Donor Spotlight

Expanding Horizons

Nov 13 2019 | By Susan C. Walsh | Photo courtesy of Alan M. Silberstein
Portrait of Alan M. Silberstein.

Alan M. Silberstein

No matter how many twists and turns his career has taken, Alan M. Silberstein BS’69 has always considered himself to be an engineer at heart. The first in his family to go to college, Silberstein got started on that path by his father, “a mechanical genius who could fix anything.” Silberstein’s own analytical mind-set settled early on metallurgical engineering, which he earned his undergraduate degree in at Columbia.

Initially recruited by the Ford Motor Company to work on metallurgy projects, Silberstein was asked to focus on engine design for the first cars to comply with the Clean Air Act. During the course of that work, he often found himself pausing from routine tasks to reflect on larger questions of strategy and policy in environmental engineering, but senior engineers informed him that only practitioners in finance and marketing made those kinds of decisions. Silberstein said, “It was frustrating to me that I wasn’t the one setting the direction, so I went and got my MBA.” Although he fully intended to go back into an industrial setting, opportunities took Silberstein in other directions.

Commercial banking, then going through a period of “reengineering,” beckoned. He rose to head retail banking and operations at predecessors of JPMorgan Chase and PNC Banks and eventually became president and CEO of Western Union, the global money transfer firm. Currently a consultant to financial services and technology companies, Silberstein has enjoyed a diverse career that reflects a flexibility that he credits to the education he received at Columbia. “Columbia enables engineers to think more broadly and not accept limits on their work,” he said.

This appreciation for seeing the bigger picture inspired Silberstein and his wife, Carol ’69BC, to endow the Silberstein Family Executive in Residence, which enables Columbia Engineering to recruit distinguished short-term visitors in fields across industry, business, government, and nonprofit. By offering perspective on their career pathways and serving as mentors in nonacademic sectors, Silberstein hopes the Executive(s) in Residence will help undergraduate and graduate students expand their understanding of career opportunities and ways they can make an impact in the world. He also hopes that faculty will exchange ideas with the Executives on campus.

Silberstein has been supporting his alma mater for close to 50 years. “My good fortune started with my Columbia education,” he explained. “It gave me the tools, discipline, and habit of working hard and a chance to take some risks.” He and Carol, who met as students, previously established the Alan and Carol Silberstein Professorship in Engineering, with Upmanu Lall as the inaugural recipient. Silberstein also championed the Class of 1969 Scholarship initiative.

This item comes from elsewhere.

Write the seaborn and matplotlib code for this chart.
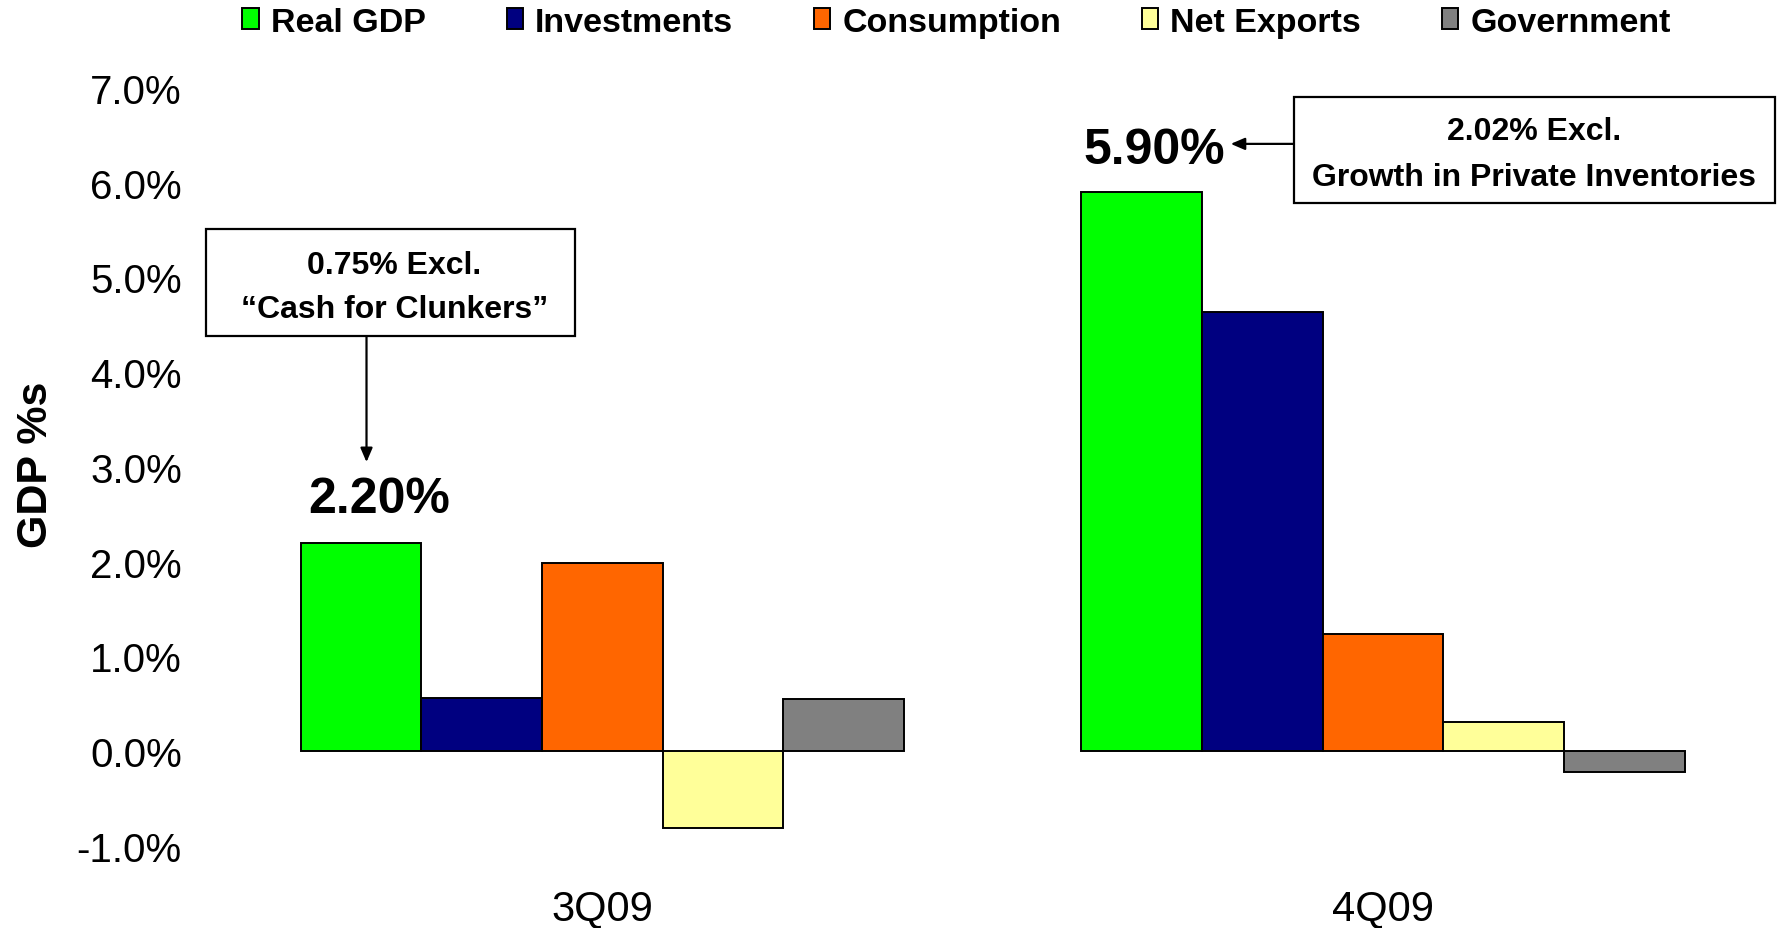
import matplotlib
matplotlib.use("Agg")
import matplotlib.pyplot as plt
from matplotlib.patches import Rectangle
import seaborn as sns
import pandas as pd

# Contributions to real GDP growth, percent
quarters = ["3Q09", "4Q09"]
components = ["Real GDP", "Investments", "Consumption", "Net Exports", "Government"]
values_3q09 = [2.20, 0.56, 1.98, -0.81, 0.55]
values_4q09 = [5.90, 4.64, 1.23, 0.31, -0.22]
colors = ["#00FF00", "#000080", "#FF6600", "#FFFF99", "#808080"]
y_ticks = [-1, 0, 1, 2, 3, 4, 5, 6, 7]

rows = []
for q, vals in zip(quarters, [values_3q09, values_4q09]):
    for c, v in zip(components, vals):
        rows.append({"quarter": q, "component": c, "value": v})
df = pd.DataFrame(rows)

sns.set_theme(style="white")
plt.rcParams["font.family"] = ["Liberation Sans", "DejaVu Sans"]
plt.rcParams["text.color"] = "black"
plt.rcParams["axes.labelcolor"] = "black"
plt.rcParams["xtick.color"] = "black"
plt.rcParams["ytick.color"] = "black"

fig = plt.figure(figsize=(17.78, 9.29), dpi=100)
ax = fig.add_axes([0.1069, 0.0635, 0.8931, 0.8719])

sns.barplot(data=df, x="quarter", y="value", hue="component",
            hue_order=components, palette=colors, saturation=1,
            width=0.773, edgecolor="black", linewidth=1.4, ax=ax,
            legend=True)

ax.set_xlim(-0.528, 1.506)
ax.set_ylim(-1.246, 7.306)
ax.set_yticks(y_ticks)
ax.set_yticklabels([f"{t:.1f}%" for t in y_ticks], fontsize=29)
ax.tick_params(axis="y", length=0, pad=6)
ax.tick_params(axis="x", length=0, pad=14, labelsize=30)
ax.set_xlabel("")
ax.set_ylabel("GDP %s", fontsize=31, fontweight="bold", labelpad=15)
for s in ax.spines.values():
    s.set_visible(False)
ax.grid(False)

# Legend across the top
handles, labels = ax.get_legend_handles_labels()
ax.get_legend().remove()
fig.legend(handles, labels, loc="center", bbox_to_anchor=(0.538, 0.975),
           ncol=5, frameon=False, handlelength=0.48, handleheight=0.55,
           handletextpad=0.35, columnspacing=2.38,
           prop={"size": 24.5, "weight": "bold"})

# Headline values
gdp_3q = values_3q09[0]
gdp_4q = values_4q09[0]
ax.text(-0.2855, 2.665, f"{gdp_3q:.2f}%", ha="center", va="center",
        fontsize=36, fontweight="bold")
ax.text(0.707, 6.345, f"{gdp_4q:.2f}%", ha="center", va="center",
        fontsize=36, fontweight="bold")

# Callout boxes
box_kw = dict(facecolor="white", edgecolor="black", linewidth=1.6,
              clip_on=False, zorder=5)
ax.add_patch(Rectangle((-0.508, 4.38), 0.4734, 1.13, **box_kw))
ax.add_patch(Rectangle((0.886, 5.79), 0.616, 1.12, **box_kw))
ax.text(-0.266, 5.134, "0.75% Excl.", ha="center", va="center",
        fontsize=23, fontweight="bold", zorder=6)
ax.text(-0.266, 4.664, "\u201cCash for Clunkers\u201d", ha="center",
        va="center", fontsize=23, fontweight="bold", zorder=6)
ax.text(1.193, 6.544, "2.02% Excl.", ha="center", va="center",
        fontsize=23, fontweight="bold", zorder=6)
ax.text(1.193, 6.064, "Growth in Private Inventories", ha="center",
        va="center", fontsize=23, fontweight="bold", zorder=6)

arrow_kw = dict(arrowstyle="-|>,head_length=0.7,head_width=0.3",
                color="black", lw=1.6, shrinkA=0, shrinkB=0)
ax.annotate("", xy=(-0.302, 3.05), xytext=(-0.302, 4.38),
            arrowprops=arrow_kw, annotation_clip=False)
ax.annotate("", xy=(0.805, 6.41), xytext=(0.886, 6.41),
            arrowprops=arrow_kw, annotation_clip=False)

fig.savefig("out.png", dpi=100)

He is motivated by gratitude for the financial aid that made his Columbia education possible and the experiences he enjoyed as a student. “I became very involved in student activities and leadership opportunities that helped shape my life,” he said. “My sense of identity with the University was tremendous.”

While a student, Silberstein was a journalist with the school newspaper, as well as class president and head of the student council. As an alumnus, Silberstein has served as cochair of the Columbia Campaign for Engineering, board member of the Columbia Engineering Alumni Association, and, currently, as chairman emeritus of the School’s Board of Visitors. Of this investment of time, Silberstein explained: “Alumni carry the brand. It’s us. If we see things that we believe can be done better, it’s not for us to comment but to get directly involved.”

For young engineers who are contemplating their career options, Silberstein emphasized the importance of being well prepared and open to possibilities. He pointed to his own experience as evidence that you can’t predict the future. “Life is a lot more interesting than that. For me, it was full of surprises and turns in direction, and I don’t regret any one of them,” he said.